From the June 2010 issue of Benefits Selling Magazine • Subscribe!

Cancer plan popularity still going strong

Most brokers and enrollment companies boast a standard list of voluntary (or worksite) benefits they offer: short-term disability, term life, universal or whole life, and accident are certainly the most common. Over time, many brokers began to add a strong cancer plan to their portfolio. With the advent of critical illness insurance, many industry professionals predicted the demise of the cancer plans, and yet the resiliency of cancer plans proves that, to paraphrase Mark Twain, the reports of the product's death remain greatly exaggerated.

The Strategy
It's true that critical illness certainly put a dent into the market share cancer insurance once enjoyed, but there is still a sizable portion of the broker population that takes advantage of some sort of cancer product. Some still simply prefer cancer plans over the more robust critical illness plan, but many are using cancer along with critical illness not only in their portfolio but in the same employer group and insuring the same employee. In some cases both products are used to add another layer of protection in case of cancer.

But more frequently, when a broker employs both products in a case or with an employee, they are utilizing a critical illness plan that has a feature that will allow the cancer coverage to be carved out and then adding the separate cancer plan. There is some debate on the value of this, but most frequently a broker believes that it saves on the overall cost to the insured.

Plan types and riders
There are two primary types of cancer plans with a various selection of features and riders. The most well known and more traditional cancer plan is an indemnity-based plan that pays a fixed cost upon treatment of a diagnosed cancer. Many carriers now pay upon diagnosis rather than treatment, but still on a set schedule. The other very popular cancer plans are those that pay a lump sum directly to the policy holder upon diagnosis. These plans seem to fit well when carving out the cancer provision of a critical illness plan.

There are several different riders that help separate one plan from another such as a return of premium rider, which pays back the premium to the insured after the expiration of a policy, and a reoccurrence rider, which pays additional claims if the policy holder suffers from a separate incidence of cancer. Usually this comes with a one-year waiting period. The return-of-premium rider, for cancer and other policy types, is a source of debate on the value to the owner of the policy as the cost is built into the premium, but there is certainly no debate about the popularity of the rider within the broker community or the end consumer; It remains very popular. As is the reoccurrence rider concept, though, with less debate about the actual value.

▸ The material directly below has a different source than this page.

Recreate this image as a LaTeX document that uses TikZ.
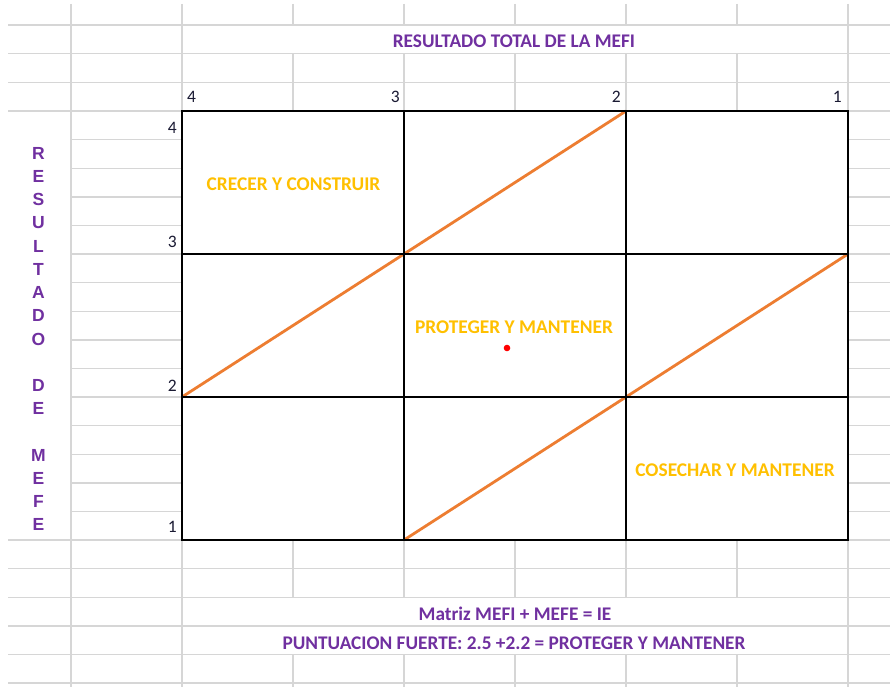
\documentclass[tikz,border=0pt]{standalone}
\usepackage{fontspec}
\setmainfont{Carlito}
\newfontfamily\blockfont{Liberation Sans}
\definecolor{mpurple}{HTML}{7030A0}
\definecolor{myellow}{HTML}{FFC000}
\definecolor{morange}{HTML}{ED7D31}
\definecolor{mgrid}{HTML}{D6D6D6}
\definecolor{mnum}{HTML}{1A1A33}
\tikzset{
  gridln/.style={draw=mgrid, line width=1.4pt},
  frame/.style={draw=black, line width=2.8pt, line cap=rect},
  diag/.style={draw=morange, line width=2.8pt},
  ttl/.style={font=\fontsize{19.3}{20}\selectfont\bfseries, text=mpurple, inner sep=0pt, anchor=base},
  quad/.style={font=\fontsize{19.4}{20}\selectfont\bfseries, text=myellow, inner sep=0pt, anchor=base},
  num/.style={font=\fontsize{17.5}{18}\selectfont, text=mnum, inner sep=0pt},
  vlet/.style={font=\blockfont\fontsize{17.5}{18}\selectfont\bfseries, text=mpurple, inner sep=0pt, anchor=base}
}
\begin{document}
\begin{tikzpicture}[x=1pt,y=-1pt]
\useasboundingbox (0,0) rectangle (890,687);
\fill[white] (0,0) rectangle (890,687);
% horizontal grid lines
\foreach \k in {-3,-2,-1,0,15,16,17,18,19,20}{
  \draw[gridln] (8,111+28.6*\k) -- (890,111+28.6*\k);
}
\foreach \k in {1,...,14}{
  \draw[gridln] (71,111+28.6*\k) -- (182,111+28.6*\k);
  \draw[gridln] (848,111+28.6*\k) -- (890,111+28.6*\k);
}
% vertical grid lines
\foreach \x in {71,182,848}{
  \draw[gridln] (\x,4) -- (\x,687);
}
\foreach \x in {293,404,515,626,737}{
  \draw[gridln] (\x,4) -- (\x,25.2);
  \draw[gridln] (\x,53.8) -- (\x,111);
  \draw[gridln] (\x,540) -- (\x,597.2);
  \draw[gridln] (\x,654.4) -- (\x,687);
}
% matrix
\coordinate (m11) at (182,111);
\coordinate (m12) at (404,111);
\coordinate (m13) at (626,111);
\coordinate (m14) at (848,111);
\coordinate (m21) at (182,254);
\coordinate (m24) at (848,254);
\coordinate (m31) at (182,397);
\coordinate (m34) at (848,397);
\coordinate (m41) at (182,540);
\coordinate (m42) at (404,540);
\coordinate (m43) at (626,540);
\coordinate (m44) at (848,540);
\draw[diag] (m31) -- (m13);
\draw[diag] (m42) -- (m24);
\draw[frame] (m11) rectangle (m44);
\draw[frame] (m12) -- (m42);
\draw[frame] (m13) -- (m43);
\draw[frame] (m21) -- (m24);
\draw[frame] (m31) -- (m34);
\fill[red] (507,348) circle (3.3);
\node (dot) at (507,348) {};
% titles
\node[ttl] (title) at (514,48) {RESULTADO TOTAL DE LA MEFI};
\node[ttl] (f1) at (515,620.5) {Matriz MEFI + MEFE = IE};
\node[ttl] (f2) at (514,649) {PUNTUACION FUERTE: 2.5 +2.2 = PROTEGER Y MANTENER};
% quadrant labels
\node[quad] (q1) at (293.5,190) {CRECER Y CONSTRUIR};
\node[quad] (q2) at (514,333) {PROTEGER Y MANTENER};
\node[quad] (q3) at (735,476) {COSECHAR Y MANTENER};
% axis numbers top
\node[num, anchor=base west] (t4) at (187,103) {4};
\node[num, anchor=base east] (t3) at (400,103) {3};
\node[num, anchor=base east] (t2) at (621,103) {2};
\node[num, anchor=base east] (t1) at (842,103) {1};
% axis numbers left
\node[num, anchor=base east] (l4) at (177,134) {4};
\node[num, anchor=base east] (l3) at (177,247) {3};
\node[num, anchor=base east] (l2) at (177,391) {2};
\node[num, anchor=base east] (l1) at (177,532) {1};
% vertical label
\foreach \c [count=\i from 0] in {R,E,S,U,L,T,A,D,O,{},D,E,{},M,E,F,E}{
  \node[vlet] (v\i) at (38.5,159.3+23.23*\i) {\c};
}
\end{tikzpicture}
\end{document}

Cancer comes in other shapes and sizes -- namely the length of the policy; There are 20-year policies, lifetime policies and several things in between. Finding the right policy for their clients is something that every insurance professional must discover.

A Solid future
Throughout the history of cancer insurance, carriers have had an interesting relationship with the product. The industry has seen an insurance company shift the policy provisions of cancer frequently, as they often have had negative claims experiences when claims have been uncapped or the reoccurrence benefit was utilized more frequently than expected, for example. Sometimes the carrier changes the way the product fundamentally operates. Other times the carrier lowers the commissions. They may even do both or leave the market all together. Either way, cancer insurance seems to have had its fair share of actuarial misfires.

Actuarial errors or not, cancer policies as a whole have been very lucrative to carriers and brokers and, most importantly, helped a lot of families and individuals in a time of great need. It should also be noted, not only has cancer coverage been a successful worksite product, but has thrived in the individual market as well. It's rumored it has done pretty well in overseas markets too.

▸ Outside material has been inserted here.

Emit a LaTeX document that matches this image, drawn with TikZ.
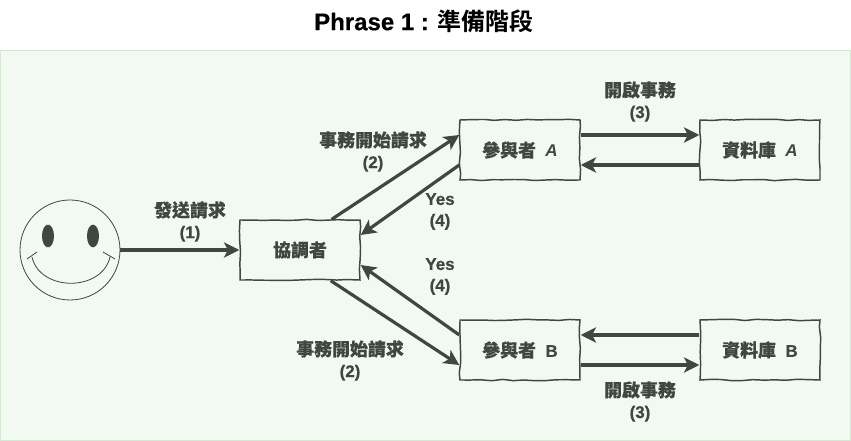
\documentclass[tikz,border=0pt]{standalone}
\usepackage{fontspec}
\setmainfont{Liberation Sans}[BoldFeatures={FakeBold=0.5}]
\newfontfamily\cjklabel[Scale=1.055,FakeBold=0.2]{Noto Sans CJK TC}
\newfontfamily\cjktitle[BoldFont={Noto Sans CJK TC Bold}]{Noto Sans CJK TC}
\usetikzlibrary{arrows.meta,shapes.geometric,decorations.pathmorphing}
\definecolor{phInk}  {HTML}{3E4840}
\definecolor{phPanel}{HTML}{F2F8F2}
\definecolor{phRule} {HTML}{D5E8D4}
\tikzset{
  labeltext/.style={text=phInk,font=\fontsize{12.75pt}{16pt}\selectfont\bfseries,align=center,inner sep=0pt},
  sketchbox/.style={draw=phInk,line width=1.1pt,labeltext,minimum width=90pt,minimum height=45pt,
    decorate,decoration={random steps,segment length=8pt,amplitude=0.55pt}},
  flow/.style={draw=phInk,line width=2.4pt,-{Stealth[length=11.5pt,width=11.5pt,inset=3pt]}},
  face/.style={draw=phInk,line width=0.6pt},
  eyeball/.style={fill=phInk,ellipse,minimum width=9pt,minimum height=17pt,inner sep=0pt},
}
\begin{document}
\begin{tikzpicture}[x=0.75pt,y=-0.75pt]
        \pgfmathsetseed{11}
        \useasboundingbox (0,0) rectangle (851,441);
        \draw[draw=phRule,fill=phPanel,line width=0.75pt] (0.5,50.5) rectangle (850.5,440.5);
        \node[font=\fontsize{18pt}{22pt}\selectfont\bfseries,inner sep=0pt] (title) at (424,21) {Phrase 1 : {\cjktitle 準備階段}};

        \node[face,circle,minimum size=75pt,inner sep=0pt] (user) at (70,250) {};
        \node[eyeball] (eyeL) at (48,236) {};
        \node[eyeball] (eyeR) at (93,236) {};
        \draw[face] (32,257) .. controls (40,292) and (102,292) .. (110,257);
        \draw[face] (27,259) -- (37,252);
        \draw[face] (103,252) -- (115,259);

        \node[sketchbox] (coordinator) at (300,250) {{\cjklabel 協調者}};
        \node[sketchbox] (partA) at (520,150) {{\cjklabel 參與者}\ \ \textit{A}};
        \node[sketchbox] (partB) at (520,350) {{\cjklabel 參與者}\ \ B};
        \node[sketchbox] (dbA) at (760,150) {{\cjklabel 資料庫}\ \ \textit{A}};
        \node[sketchbox] (dbB) at (760,350) {{\cjklabel 資料庫}\ \ B};

        \draw[flow] (user.east) -- (coordinator.west);
        \draw[flow] ([xshift=-21.75pt]coordinator.north east) -- ([yshift=11.25pt]partA.west);
        \draw[flow] ([yshift=-11.25pt]partA.west) -- ([yshift=11.25pt]coordinator.east);
        \draw[flow] ([xshift=-22.5pt]coordinator.south east) -- ([yshift=-11.25pt]partB.west);
        \draw[flow] ([yshift=11.25pt]partB.west) -- ([yshift=-11.25pt]coordinator.east);
        \draw[flow] ([yshift=11.25pt]partA.east) -- ([yshift=11.25pt]dbA.west);
        \draw[flow] ([yshift=-11.25pt]dbA.west) -- ([yshift=-11.25pt]partA.east);
        \draw[flow] ([yshift=11.25pt]dbB.west) -- ([yshift=11.25pt]partB.east);
        \draw[flow] ([yshift=-11.25pt]partB.east) -- ([yshift=-11.25pt]dbB.west);

        \node[labeltext] (sendLabel) at (190,221.5) {{\cjklabel 發送請求}\\(1)};
        \node[labeltext] (beginLabelA) at (373,151.5) {{\cjklabel 事務開始請求}\\(2)};
        \node[labeltext] (beginLabelB) at (350,360.5) {{\cjklabel 事務開始請求}\\(2)};
        \node[labeltext] (openLabelA) at (640,101.5) {{\cjklabel 開啟事務}\\(3)};
        \node[labeltext] (openLabelB) at (640,401.5) {{\cjklabel 開啟事務}\\(3)};
        \node[labeltext] (yesLabelA) at (440,211.5) {Yes\\(4)};
        \node[labeltext] (yesLabelB) at (440,276.5) {Yes\\(4)};
      \end{tikzpicture}
\end{document}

The future of the product seems solid now, as more brokers and benefits consultants are still figuring out ways for a cancer policy to co-exist, work with and thrive with critical illness products. The brokers who believe strongly in cancer-only insurance continue to offer the product to business owners, HR directors and C-level executives for their workforce, whatever the size.

Employers worried about cancer meds
Employers are increasingly concerned about cancer medications and are showing more interest than ever in health, wellness and disease management initiatives. At least that's the latest research from Health Industries Research Cos.

Health Industries Research Cos. is an independent, nonpartisan group that's been conducting market research on trends in health care, pharmaceutical and managed care businesses for 20 years.
"Due to the economic recession in 2010, employers have been increasingly challenged to balance budgetary concerns with the needs and demands of their employees and beneficiaries," cites Lauren Bolen, HIRC's director of employer research. HIRC market research finds that the drug categories that generate the most costs are: cardiovascular, GI, antidepressants, diabetes, and cancer. Over the past five years, products that treat cardiovascular disease and GI disorders remain of highest concern.

However, it is notable that employers are increasingly concerned with pharmaceutical costs associated with cancer medications, and, to a lesser extent, antidepressants and diabetic treatments. Over the past five years, HIRC employer panelists have reported an increasing likelihood to implement health, wellness and disease management initiatives. However, Lauren Bolen notes, "the challenging economic environment is forcing employers to increasingly justify ongoing investments in DM and wellness initiatives." While many employers may not be expanding these programs in the wake of the economic recession, they continue to fund existing programs to address underlying factors driving their employees' consumption of health care products and services.